At Esa’Ala the area of bubble venting is scattered along the inner edge of a fringing reef which is about 10 -15 m in width. The outside edge slopes steeply into deep water and the inside edge is bordered by grass beds (Thalassia sp.) on silty bottom of mixed reef and volcanic sediments. The bubbling is near continuous small trickles at numerous points scattered amid both grass and coral areas in water depths of 3 – 5 m. The location is sheltered from prevailing wind and wave action.
Both coral and plant growth were unusually luxuriant. In the grass beds small juvenile rabbitfish (Siganus sp.) are abundant feeding on the epiphytic algae growing on the grass blades.
The pH of water samples was measured using a Pacific Aquatech PH-013 High Accuracy Portable pH Meter with a resolution of 0.01 pH. It was calibrated with buffered solutions at pH 6.864 and pH 4.003 immediately before measuring the samples. The Esa’Ala sample was taken immediately adjacent to a Porites coral and about 10 cm from a small bubble stream. The pH was 7.96. A sample from next to a Porites coral at the “Bubble Bath” measured 7.74. This was also about 10 cm from a somewgat larger bubble stream and about 12 m from the main gas vent. A sample next to the main vent measured 6.54. A sample from the open ocean just outside Egum Atoll about 100 Km N.E. of Dobu read 8.23 which is near typical for open ocean in this region.
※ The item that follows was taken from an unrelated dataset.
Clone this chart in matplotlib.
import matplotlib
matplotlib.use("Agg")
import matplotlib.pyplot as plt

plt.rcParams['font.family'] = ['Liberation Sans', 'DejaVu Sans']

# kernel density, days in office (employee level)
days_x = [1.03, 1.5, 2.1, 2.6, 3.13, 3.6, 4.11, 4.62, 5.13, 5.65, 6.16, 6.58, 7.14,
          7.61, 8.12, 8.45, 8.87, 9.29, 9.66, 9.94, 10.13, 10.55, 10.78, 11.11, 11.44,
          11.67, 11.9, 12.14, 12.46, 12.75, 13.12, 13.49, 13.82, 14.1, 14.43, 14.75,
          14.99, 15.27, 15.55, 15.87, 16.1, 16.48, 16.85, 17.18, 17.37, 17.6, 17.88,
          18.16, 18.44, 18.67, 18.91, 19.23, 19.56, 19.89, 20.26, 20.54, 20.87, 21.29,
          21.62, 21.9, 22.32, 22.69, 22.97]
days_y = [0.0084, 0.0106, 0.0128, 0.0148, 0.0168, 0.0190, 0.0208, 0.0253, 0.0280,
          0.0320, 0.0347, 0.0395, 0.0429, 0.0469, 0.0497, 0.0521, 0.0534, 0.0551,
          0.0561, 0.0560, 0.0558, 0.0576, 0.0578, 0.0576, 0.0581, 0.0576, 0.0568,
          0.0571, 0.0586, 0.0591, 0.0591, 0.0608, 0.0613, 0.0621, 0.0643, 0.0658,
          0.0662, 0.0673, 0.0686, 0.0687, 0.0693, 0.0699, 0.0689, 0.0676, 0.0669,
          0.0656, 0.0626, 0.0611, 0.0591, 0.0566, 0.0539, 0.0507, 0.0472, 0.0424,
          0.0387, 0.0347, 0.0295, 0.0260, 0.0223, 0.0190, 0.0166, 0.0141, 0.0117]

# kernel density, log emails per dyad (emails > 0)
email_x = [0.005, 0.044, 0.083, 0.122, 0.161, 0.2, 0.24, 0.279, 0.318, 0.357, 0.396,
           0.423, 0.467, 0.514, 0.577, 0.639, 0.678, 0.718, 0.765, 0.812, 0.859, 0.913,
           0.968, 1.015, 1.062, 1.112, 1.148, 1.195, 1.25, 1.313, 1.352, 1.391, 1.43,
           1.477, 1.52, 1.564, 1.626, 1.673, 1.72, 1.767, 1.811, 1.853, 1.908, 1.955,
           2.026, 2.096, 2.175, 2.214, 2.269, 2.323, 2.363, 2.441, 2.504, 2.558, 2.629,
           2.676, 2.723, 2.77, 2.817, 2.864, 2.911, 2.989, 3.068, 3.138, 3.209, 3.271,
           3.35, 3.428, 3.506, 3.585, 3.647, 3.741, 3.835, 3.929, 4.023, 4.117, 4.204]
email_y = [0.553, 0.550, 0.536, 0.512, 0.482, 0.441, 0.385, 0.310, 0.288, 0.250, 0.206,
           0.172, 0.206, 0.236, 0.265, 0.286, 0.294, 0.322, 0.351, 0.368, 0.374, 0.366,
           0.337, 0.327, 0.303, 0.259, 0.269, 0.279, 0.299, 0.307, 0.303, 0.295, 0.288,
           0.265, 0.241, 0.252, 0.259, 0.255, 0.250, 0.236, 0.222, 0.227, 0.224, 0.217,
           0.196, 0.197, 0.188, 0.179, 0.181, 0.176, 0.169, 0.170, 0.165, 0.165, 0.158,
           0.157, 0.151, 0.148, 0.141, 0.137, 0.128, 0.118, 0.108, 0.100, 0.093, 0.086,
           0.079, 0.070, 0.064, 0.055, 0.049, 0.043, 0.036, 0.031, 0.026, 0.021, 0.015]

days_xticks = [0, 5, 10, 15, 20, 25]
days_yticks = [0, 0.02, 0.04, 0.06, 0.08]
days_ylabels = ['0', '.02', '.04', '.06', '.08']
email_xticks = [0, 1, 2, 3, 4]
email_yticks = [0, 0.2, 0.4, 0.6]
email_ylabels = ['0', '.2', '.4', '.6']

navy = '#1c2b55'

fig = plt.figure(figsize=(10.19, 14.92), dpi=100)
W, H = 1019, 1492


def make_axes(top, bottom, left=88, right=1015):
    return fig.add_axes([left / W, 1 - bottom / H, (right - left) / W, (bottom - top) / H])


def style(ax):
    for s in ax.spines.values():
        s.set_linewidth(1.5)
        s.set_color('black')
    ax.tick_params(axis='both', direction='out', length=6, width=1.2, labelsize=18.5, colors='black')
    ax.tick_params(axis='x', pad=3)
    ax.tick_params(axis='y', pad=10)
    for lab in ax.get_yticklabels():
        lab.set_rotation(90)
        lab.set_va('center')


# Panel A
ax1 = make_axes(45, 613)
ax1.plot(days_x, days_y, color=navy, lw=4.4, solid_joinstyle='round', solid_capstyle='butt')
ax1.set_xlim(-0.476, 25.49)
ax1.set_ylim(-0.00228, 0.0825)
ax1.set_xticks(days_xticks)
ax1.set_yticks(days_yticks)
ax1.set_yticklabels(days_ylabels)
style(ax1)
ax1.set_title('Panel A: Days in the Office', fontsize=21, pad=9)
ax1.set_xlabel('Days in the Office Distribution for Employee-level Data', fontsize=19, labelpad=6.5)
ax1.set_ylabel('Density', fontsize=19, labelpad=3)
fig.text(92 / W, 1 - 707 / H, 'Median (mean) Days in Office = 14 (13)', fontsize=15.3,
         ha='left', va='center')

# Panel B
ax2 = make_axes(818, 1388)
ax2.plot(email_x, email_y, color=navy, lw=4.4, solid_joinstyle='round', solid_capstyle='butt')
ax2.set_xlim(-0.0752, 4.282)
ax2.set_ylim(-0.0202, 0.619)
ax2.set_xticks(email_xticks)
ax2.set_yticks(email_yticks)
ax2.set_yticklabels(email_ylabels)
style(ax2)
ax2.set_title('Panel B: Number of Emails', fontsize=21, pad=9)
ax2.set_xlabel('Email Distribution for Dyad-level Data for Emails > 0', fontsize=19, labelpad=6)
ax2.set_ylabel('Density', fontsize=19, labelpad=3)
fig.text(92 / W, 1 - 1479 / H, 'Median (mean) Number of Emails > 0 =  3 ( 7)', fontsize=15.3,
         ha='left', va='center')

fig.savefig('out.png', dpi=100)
It seems that coral reefs are thriving at pH levels well below the most alarming projections for 2100. The biggest threat we face isn’t to Barrier Reef tourism. The whole modern economy is founded on cheap abundant energy. High energy liquid fuel is essential to all mobile heavy machinery. Trucks, tractors, trains, ships, planes and earth moving equipment cannot be run on sunbeams and summer breezes. The International Energy Agency along with virtually all oil industry analyst groups now recognise that future global oil supplies are likely to be increasingly tight and more expensive.